Ah, right, a lot of the content I recode is 1080i not 1080p.

>denoise
>slower preset

Got it, thank you!

Which denoise preset do you use? NLmeans ultralight? I really don't want to lose much detail.

>I cant enjoy the movie because of partial quality loss
The movie is shit, you know it.

why encode it, why not just dump the raw bluray disc as bytes and mount it later?

people that watch or care about movies are dumb af, that's probably the reason

grab files with x265 encoding for most efficiency

I use them via ffmpeg not Handbrake, so I'm not familiar with any presets. What I can say is
>prefer temporal to spatial denoising
>keep both to a minimum by doing a few test encodes
>NLMeans produces superior results but is also a lot slower than hqdn3d
>keep in mind that NLMeans was designed to denoise old VHS footage, so be careful about smoothing the video too much
Take a look at mattgadient.com/2013/06/29/in-depth-look-at-de-noising-in-handbrake-with-imagevideo-examples/ for more info.
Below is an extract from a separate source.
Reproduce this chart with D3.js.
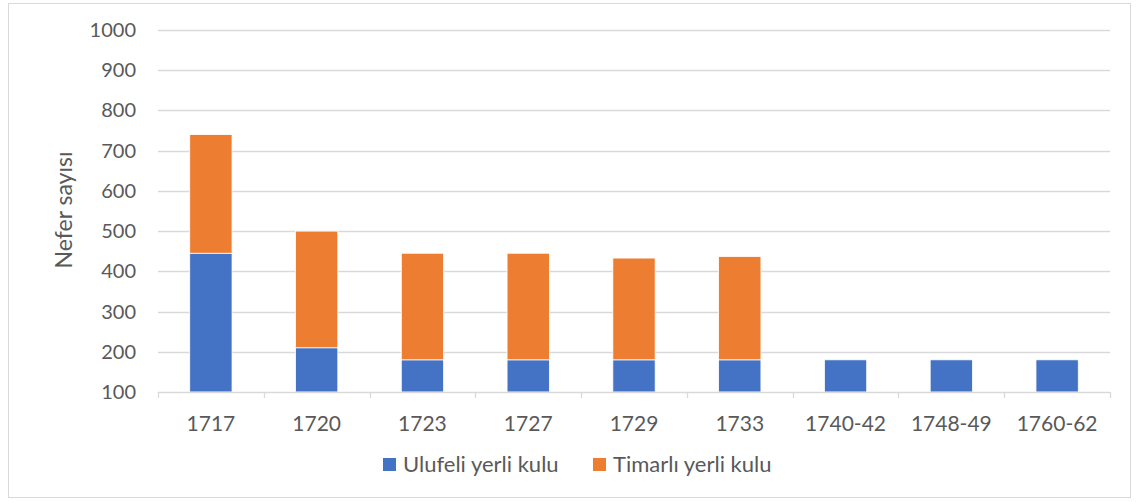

Not everyone has a fast internet connection or access to unlimited storage. Disk space may be cheap, but Blu-Ray remuxes can still be considered a waste of space.

Thanks for the help.

OP here, I use an program called Hybrid, made by some german guy a couple years ago. It's not really beginner friendly and has a spartan GUI, but it has every feature you could ask for and a ton of built in Avisynth/Vapoursynth support. The amount of denoisers available with the click of a button might give you whiplash.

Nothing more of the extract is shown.